Two-hundred-forty miles below the international space station, the midday sunlight pouring into the 100-foot-high atrium illuminated the thousands who had come to bid the Clinton presidential candidacy farewell: most of them women, many of them with young children, some of them in tears.
Saturday brought the house of Clinton full circle. Fifteen years ago, one of Bill Clinton’s first inaugural balls was held in this same building, modeled on Roman palaces. The Corinthian columns stood as before, but this time a white-haired Bill Clinton merely gave a silent salute to the crowd.
When Hillary Clinton got to the exhortation to “do all we can to help elect Barack Obama the next president of the United States,” some boos hollered from the balconies mixed with the applause. The isolated booing returned each of the half-dozen times Clinton returned to a variation of the phrase.
“I would die and slit my wrist before I’d vote for Obama,” said a Silver Spring, Md., woman in the Clinton volunteers section who gave her name only as Edith.
She wore a sign pinned to the back of her Hillary T-shirt proposing: “Remember in November: vote present.”
There were hints that Clinton herself was appearing with reluctance. She arrived 45 minutes late for the speech. She wore black. She took the stage to the Goo Goo Dolls tune “Better Days.” She uttered 650 words before she uttered “Barack Obama.”

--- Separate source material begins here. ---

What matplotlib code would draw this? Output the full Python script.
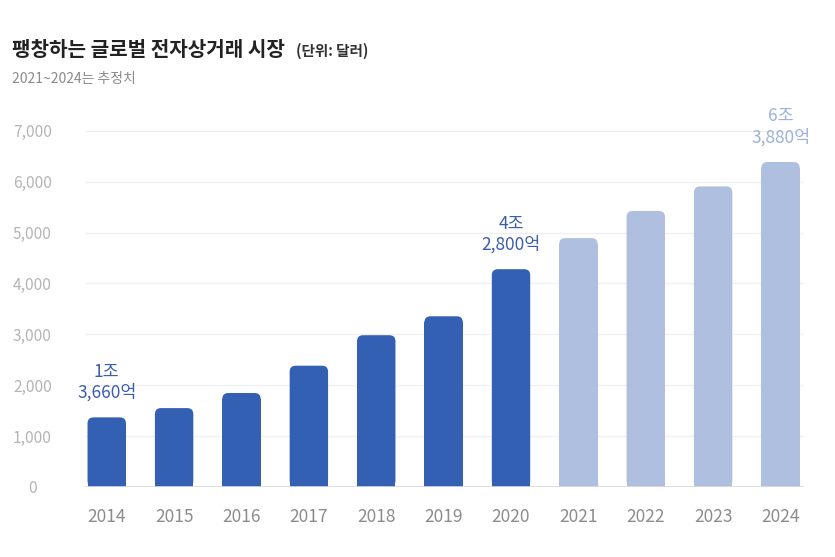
import matplotlib
matplotlib.use("Agg")
import matplotlib.pyplot as plt
from matplotlib.patches import FancyBboxPatch

plt.rcParams['font.family'] = ['Noto Sans CJK KR', 'DejaVu Sans']

years = ["2014", "2015", "2016", "2017", "2018", "2019", "2020", "2021", "2022", "2023", "2024"]
values = [1366, 1548, 1845, 2382, 2982, 3354, 4280, 4891, 5424, 5908, 6388]
estimated = [False, False, False, False, False, False, False, True, True, True, True]
yticks = [0, 1000, 2000, 3000, 4000, 5000, 6000, 7000]
ytick_labels = ["0", "1,000", "2,000", "3,000", "4,000", "5,000", "6,000", "7,000"]
annotations = {0: "1조\n3,660억", 6: "4조\n2,800억", 10: "6조\n3,880억"}

title = "팽창하는 글로벌 전자상거래 시장"
unit = "(단위: 달러)"
subtitle = "2021~2024는 추정치"

dark = "#3460B4"
light = "#AEBFE0"
dark_txt = "#3A5DAE"
light_txt = "#9DB1DC"

fig = plt.figure(figsize=(8.35, 5.57), dpi=100)
ax = fig.add_axes([0.102, 0.126, 0.861, 0.639])

x = list(range(len(years)))
colors = [light if e else dark for e in estimated]
width = 0.57
ax.set_xlim(-0.32, 10.35)
ax.set_ylim(0, 7000)

# rounded-corner sizes (in data units) derived from the axes pixel scale
px_per_x = 0.861 * 835 / (10.35 + 0.32)
px_per_y = 0.639 * 557 / 7000
r_px = 6
rx = r_px / px_per_x
ry = r_px / px_per_y

bars = ax.bar(x, [v - ry for v in values], width=width, color=colors, zorder=3)
for b, c, v in zip(bars, colors, values):
    p = FancyBboxPatch((b.get_x(), 0), b.get_width(), v,
                       boxstyle=f"round,pad=0,rounding_size={rx}",
                       mutation_aspect=ry / rx, facecolor=c, edgecolor='none', zorder=3)
    ax.add_patch(p)

for i, txt in annotations.items():
    ax.annotate(txt, (x[i], values[i]), xytext=(0, 11), textcoords='offset points',
                ha='center', va='bottom', fontsize=12.5, linespacing=1.2,
                color=light_txt if estimated[i] else dark_txt, annotation_clip=False)

ax.set_yticks(yticks)
ax.set_yticklabels(ytick_labels)
for lab in ax.get_yticklabels():
    lab.set_horizontalalignment('center')
ax.tick_params(axis='y', length=0, pad=38, labelsize=11.2, labelcolor='#B4B4B4')
ax.set_xticks(x)
ax.set_xticklabels(years)
ax.tick_params(axis='x', length=0, pad=15, labelsize=12.5, labelcolor='#8C8C8C')

ax.grid(axis='y', color='#F0F0F0', linewidth=1, zorder=0)
ax.axhline(0, color='#DADADA', linewidth=1.2, zorder=4)
for s in ax.spines.values():
    s.set_visible(False)

fig.text(12 / 835, 1 - 50 / 557, title, fontsize=14.5, fontweight='bold', color='#222222', va='center', ha='left')
fig.text(296 / 835, 1 - 51 / 557, unit, fontsize=10.5, fontweight='bold', color='#333333', va='center', ha='left')
fig.text(12 / 835, 1 - 79 / 557, subtitle, fontsize=10, color='#8A8A8A', va='center', ha='left')

fig.savefig("out.png", dpi=100, facecolor='white')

“Well, this isn’t exactly the party I’d planned,” she said, “but I sure like the company.”
No doubt. The floor and balconies were jammed with thousands of supporters, who had lined up in the oppressive heat. Among them was Norma Mobley, 81, of Dallas, a McCain supporter who was in town for a funeral but came to see Clinton because “it’s a part of history.”
Behind the podium, some of the young women who volunteered for the campaign wept and hugged as Clinton spoke to “the young people who put so much into this campaign: It would break my heart if, in falling short of my goal, I in any way discouraged any of you from pursuing yours.”
Soon the rally was over, and the crowd filed outside, where the Clinton ’08 T-shirts had been marked down to $5 each.
Before leaving, Clinton aide Maria Cardona, holding her 3-year-old son’s hand and her 15-month-old daughter in a sling, reflected on the candidate’s parting words about the children.
“That’s why I brought them,” she said. “They both can be president.”